Records for the task:
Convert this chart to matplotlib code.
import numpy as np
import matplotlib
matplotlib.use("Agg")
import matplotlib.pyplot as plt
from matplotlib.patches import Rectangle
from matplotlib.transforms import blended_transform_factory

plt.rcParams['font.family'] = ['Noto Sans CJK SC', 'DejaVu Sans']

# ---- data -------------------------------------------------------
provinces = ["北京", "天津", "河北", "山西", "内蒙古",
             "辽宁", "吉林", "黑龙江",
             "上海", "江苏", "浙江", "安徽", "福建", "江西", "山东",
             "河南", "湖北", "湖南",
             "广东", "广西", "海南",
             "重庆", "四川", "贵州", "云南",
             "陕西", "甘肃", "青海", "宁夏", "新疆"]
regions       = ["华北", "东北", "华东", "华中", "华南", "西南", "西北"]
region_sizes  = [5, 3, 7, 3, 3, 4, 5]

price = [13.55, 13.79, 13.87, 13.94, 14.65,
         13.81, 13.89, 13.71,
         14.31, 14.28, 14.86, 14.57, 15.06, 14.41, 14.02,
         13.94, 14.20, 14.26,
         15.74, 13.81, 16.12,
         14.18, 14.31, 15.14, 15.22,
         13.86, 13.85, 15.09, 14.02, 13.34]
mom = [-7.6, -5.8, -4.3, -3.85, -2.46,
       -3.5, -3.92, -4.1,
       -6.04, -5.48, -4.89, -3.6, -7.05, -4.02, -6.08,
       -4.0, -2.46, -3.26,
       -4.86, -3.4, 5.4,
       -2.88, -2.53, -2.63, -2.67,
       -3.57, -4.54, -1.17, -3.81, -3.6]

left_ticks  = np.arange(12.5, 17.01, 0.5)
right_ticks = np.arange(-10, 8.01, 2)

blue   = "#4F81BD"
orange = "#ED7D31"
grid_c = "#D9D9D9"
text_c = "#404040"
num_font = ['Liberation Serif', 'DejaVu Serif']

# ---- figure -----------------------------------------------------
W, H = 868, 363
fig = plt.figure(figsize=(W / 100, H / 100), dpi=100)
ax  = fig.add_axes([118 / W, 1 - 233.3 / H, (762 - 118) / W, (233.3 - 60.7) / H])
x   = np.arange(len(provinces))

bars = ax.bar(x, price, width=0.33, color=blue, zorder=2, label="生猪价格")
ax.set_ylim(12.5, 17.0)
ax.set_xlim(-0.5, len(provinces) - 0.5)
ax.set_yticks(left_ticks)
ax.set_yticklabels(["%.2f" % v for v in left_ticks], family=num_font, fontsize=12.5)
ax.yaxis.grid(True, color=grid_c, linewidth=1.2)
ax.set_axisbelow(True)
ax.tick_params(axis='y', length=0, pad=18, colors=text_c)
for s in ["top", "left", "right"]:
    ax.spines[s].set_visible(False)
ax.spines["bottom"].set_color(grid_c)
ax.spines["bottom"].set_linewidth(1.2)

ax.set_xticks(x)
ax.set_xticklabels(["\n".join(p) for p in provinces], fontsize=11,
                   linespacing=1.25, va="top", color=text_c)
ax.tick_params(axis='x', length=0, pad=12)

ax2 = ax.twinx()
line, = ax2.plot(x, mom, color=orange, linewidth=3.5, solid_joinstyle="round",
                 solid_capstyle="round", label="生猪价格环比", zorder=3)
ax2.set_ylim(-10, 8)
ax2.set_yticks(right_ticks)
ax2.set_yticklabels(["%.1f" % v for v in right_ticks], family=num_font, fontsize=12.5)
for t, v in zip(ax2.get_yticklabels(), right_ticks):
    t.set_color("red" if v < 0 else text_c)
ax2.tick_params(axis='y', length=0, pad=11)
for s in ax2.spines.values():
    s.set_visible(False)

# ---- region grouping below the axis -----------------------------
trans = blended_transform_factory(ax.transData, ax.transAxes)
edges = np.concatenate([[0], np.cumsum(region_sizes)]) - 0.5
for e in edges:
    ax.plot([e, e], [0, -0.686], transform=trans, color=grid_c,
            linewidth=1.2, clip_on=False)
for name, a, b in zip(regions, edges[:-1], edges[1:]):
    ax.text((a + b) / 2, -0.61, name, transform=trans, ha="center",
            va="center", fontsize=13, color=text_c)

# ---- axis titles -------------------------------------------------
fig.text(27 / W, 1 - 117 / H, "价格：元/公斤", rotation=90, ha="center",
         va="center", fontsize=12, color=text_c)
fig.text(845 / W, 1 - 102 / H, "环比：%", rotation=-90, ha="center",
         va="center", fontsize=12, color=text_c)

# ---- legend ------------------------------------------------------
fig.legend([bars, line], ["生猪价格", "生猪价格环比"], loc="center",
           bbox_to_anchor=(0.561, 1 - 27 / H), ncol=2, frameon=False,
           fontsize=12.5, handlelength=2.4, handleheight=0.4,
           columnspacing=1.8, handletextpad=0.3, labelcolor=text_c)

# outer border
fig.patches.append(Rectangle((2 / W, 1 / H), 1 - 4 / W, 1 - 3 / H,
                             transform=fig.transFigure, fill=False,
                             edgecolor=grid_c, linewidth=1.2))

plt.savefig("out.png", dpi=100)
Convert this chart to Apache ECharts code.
* * *
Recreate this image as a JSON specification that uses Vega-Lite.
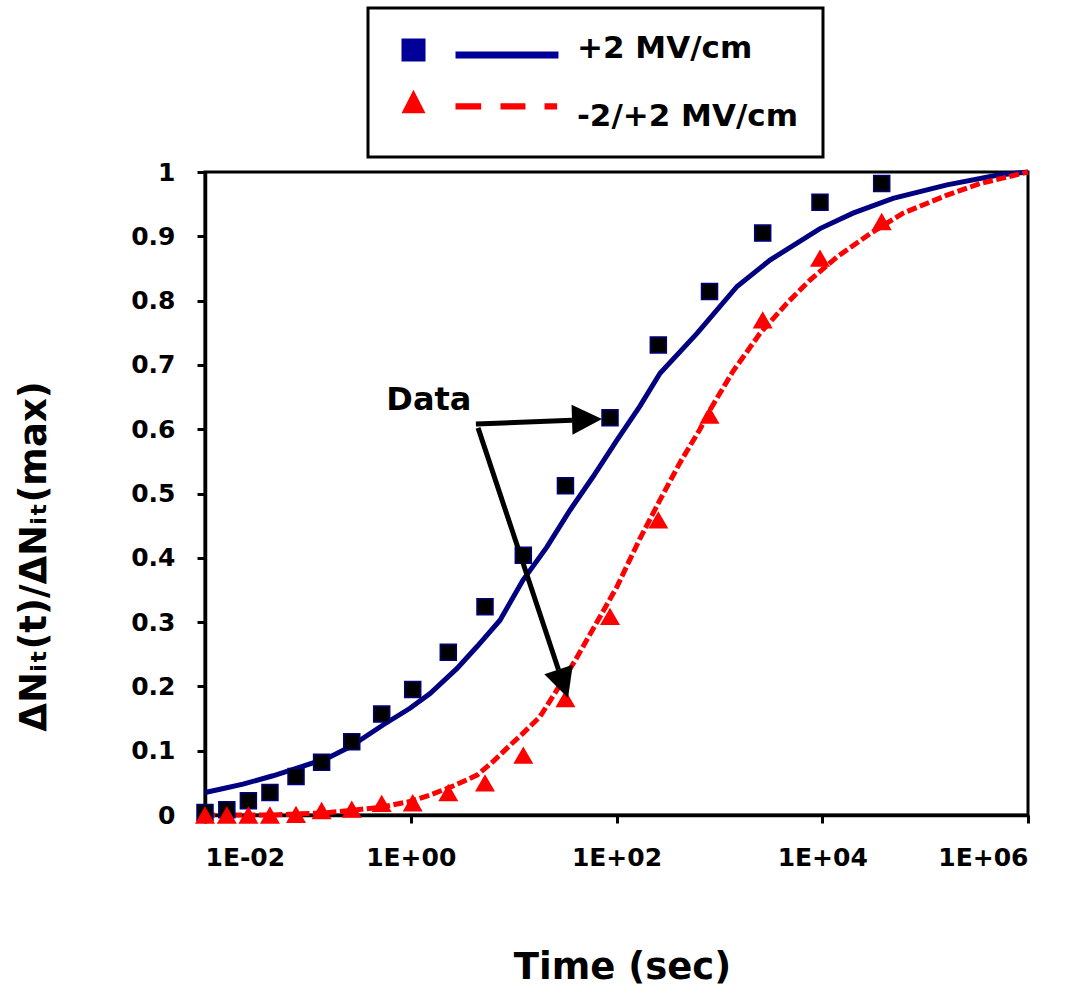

Exercise prompt:
Repeat the span of lines that opens with the line holding "Convert this chart to matplotlib code." and closes with the line holding "from matplotlib.transforms import", exactly as it stands.

Expected answer:
Convert this chart to matplotlib code.
import numpy as np
import matplotlib
matplotlib.use("Agg")
import matplotlib.pyplot as plt
from matplotlib.patches import Rectangle
from matplotlib.transforms import blended_transform_factory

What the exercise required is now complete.